The committee, which provides names for storms in North America, Central America and the Caribbean, chose to retire the names Dorian, Laura, Eta and Iota from the rotating list of tropical cyclone names due to the death and destruction they caused and said it would no longer use the Greek alphabet in the future because it is potentially confusing.
Hurricane Dorian was a Category 5 storm that left 70 people in the Bahamas dead and caused an estimated $3.4 billion worth of damage in Abaco and eastern Grand Bahama Islands in 2019. The name will be replaced by “Dexter” on the list of names for 2025.

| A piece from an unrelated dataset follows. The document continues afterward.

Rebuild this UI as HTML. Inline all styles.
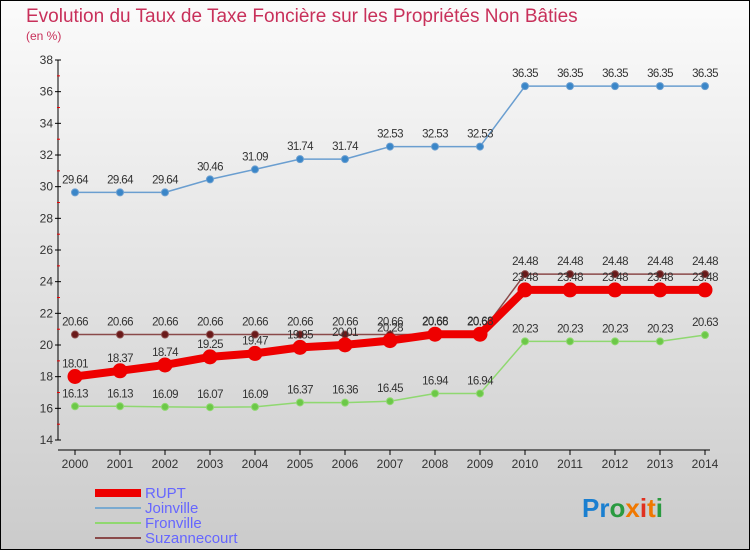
<!DOCTYPE html>
<html><head><meta charset="utf-8"><style>
body{margin:0;width:750px;height:550px;overflow:hidden;font-family:"Liberation Sans",sans-serif}
svg text{font-family:"Liberation Sans",sans-serif}
</style></head><body>
<svg width="750" height="550" xmlns="http://www.w3.org/2000/svg">
<defs><linearGradient id="bg" x1="0" y1="0" x2="0" y2="1"><stop offset="0" stop-color="#fbfbfb"/><stop offset="1" stop-color="#cbcbcb"/></linearGradient></defs>
<rect x="0.5" y="0.5" width="749" height="549" fill="url(#bg)" stroke="#000"/>
<text x="26" y="22" font-size="19" fill="#c8305a">Evolution du Taux de Taxe Foncière sur les Propriétés Non Bâties</text>
<text x="26" y="40" font-size="12" fill="#c8305a">(en %)</text>
<g id="axes"></g><g id="series"></g>
<g>
<line x1="95" y1="493" x2="141" y2="493" stroke="#e00" stroke-width="8"/>
<text x="145" y="498" font-size="15" fill="#66f">RUPT</text>
<line x1="95" y1="508" x2="141" y2="508" stroke="#7aaad0" stroke-width="2"/>
<text x="145" y="513" font-size="15" fill="#66f">Joinville</text>
<line x1="95" y1="523" x2="141" y2="523" stroke="#90d870" stroke-width="2"/>
<text x="145" y="528" font-size="15" fill="#66f">Fronville</text>
<line x1="95" y1="538" x2="141" y2="538" stroke="#8a4a4a" stroke-width="2"/>
<text x="145" y="543" font-size="15" fill="#66f">Suzannecourt</text>
</g>
<text x="582" y="517" font-size="26" font-weight="bold"><tspan fill="#1a7fd0">Pr</tspan><tspan fill="#2a9a40">o</tspan><tspan fill="#f07800">x</tspan><tspan fill="#e03020">i</tspan><tspan fill="#f07800">t</tspan><tspan fill="#2a9a40">i</tspan></text>
</svg>
<script>
const years=[2000,2001,2002,2003,2004,2005,2006,2007,2008,2009,2010,2011,2012,2013,2014];
const yTicks=[14,16,18,20,22,24,26,28,30,32,34,36,38];
const rupt=[18.01,18.37,18.74,19.25,19.47,19.85,20.01,20.28,20.68,20.68,23.48,23.48,23.48,23.48,23.48];
const joinville=[29.64,29.64,29.64,30.46,31.09,31.74,31.74,32.53,32.53,32.53,36.35,36.35,36.35,36.35,36.35];
const fronville=[16.13,16.13,16.09,16.07,16.09,16.37,16.36,16.45,16.94,16.94,20.23,20.23,20.23,20.23,20.63];
const suzannecourt=[20.66,20.66,20.66,20.66,20.66,20.66,20.66,20.66,20.66,20.66,24.48,24.48,24.48,24.48,24.48];
const NS="http://www.w3.org/2000/svg";
const xS=i=>75+i*45, yS=v=>440-(v-14)*(380/24);
function mk(t,a,p){const e=document.createElementNS(NS,t);for(const k in a)e.setAttribute(k,a[k]);p.appendChild(e);return e;}
const ax=document.getElementById('axes');
const yl=mk('line',{x1:58,y1:60,x2:58,y2:440,stroke:'#000'},ax);


const xl=mk('line',{x1:58,y1:450,x2:710,y2:450,stroke:'#000'},ax);


yTicks.forEach(v=>{const y=yS(v);mk('line',{x1:55,y1:y,x2:61,y2:y,stroke:'#000'},ax);
 if(v<38)mk('line',{x1:57,y1:y-15.8,x2:60,y2:y-15.8,stroke:'#e00'},ax);
 const t=mk('text',{x:53,y:y+4,'font-size':12,fill:'#333','text-anchor':'end'},ax);t.textContent=v;
 
 });
years.forEach((yr,i)=>{const x=xS(i);mk('line',{x1:x,y1:450,x2:x,y2:455,stroke:'#000'},ax);
 const t=mk('text',{x:x,y:468,'font-size':12,fill:'#333','text-anchor':'middle'},ax);t.textContent=yr;
 
 });
const sg=document.getElementById('series');
function draw(name,data,color,w,r,fill,labelColor){
 const g=mk('g',{},sg);
 
 
 mk('polyline',{points:data.map((v,i)=>xS(i)+','+yS(v)).join(' '),fill:'none',stroke:color,'stroke-width':w,'stroke-linejoin':'round'},g);
 data.forEach((v,i)=>{const c=mk('circle',{cx:xS(i),cy:yS(v),r:r,fill:fill,stroke:color,'stroke-width':1},g);
  
  
  const t=mk('text',{x:xS(i),y:yS(v)-9,'font-size':11.5,fill:'#333','text-anchor':'middle','letter-spacing':'-0.6'},g);t.textContent=v.toFixed(2);
  
  });
}
draw('joinville',joinville,'#6a9ed0',1.5,3.5,'#3a86c8');
draw('fronville',fronville,'#8fd870',1.5,3.5,'#6cc848');
draw('suzannecourt',suzannecourt,'#8a4a4a',1.5,3.5,'#6a1a1a');
draw('rupt',rupt,'#e00',8,7,'#e00');
</script>
</body></html>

In 2020, Hurricane Laura made landfall as a Category 4 storm in Louisiana resulting in 47 deaths in the United States and Hispaniola and more than $19 billion in damage. In 2026, “Leah” will replace “Laura” on the names list.
Hurricanes Eta and Iota, both named after letters in the Greek alphabet, resulted in 272 fatalities and $9 billion worth of damage in Central America as they made landfall two weeks apart from each other in November 2020.
The WMO said it would retire the use of names in the Greek alphabet in future hurricane seasons in part because of the impact of the two storms as well as concerns that the naming convention can be confusing and detract from “the needed impact and safety messaging.”
The committee said the Greek names cause confusion when translated into other languages and the pronunciation of some letters such as Zeta, Eta and Theta resulted in storms with similar-sounding names occurring simultaneously. The Greek alphabet if there are more storms in a season than can be covered by the planned 21-name list.
Moving forward, members of the committee will create a supplemental list of names A-Z — excluding Q, U,X, Y and Z — on the Atlantic hurricane list to replace the Greek alphabet names in the event that the initial name list is exhausted.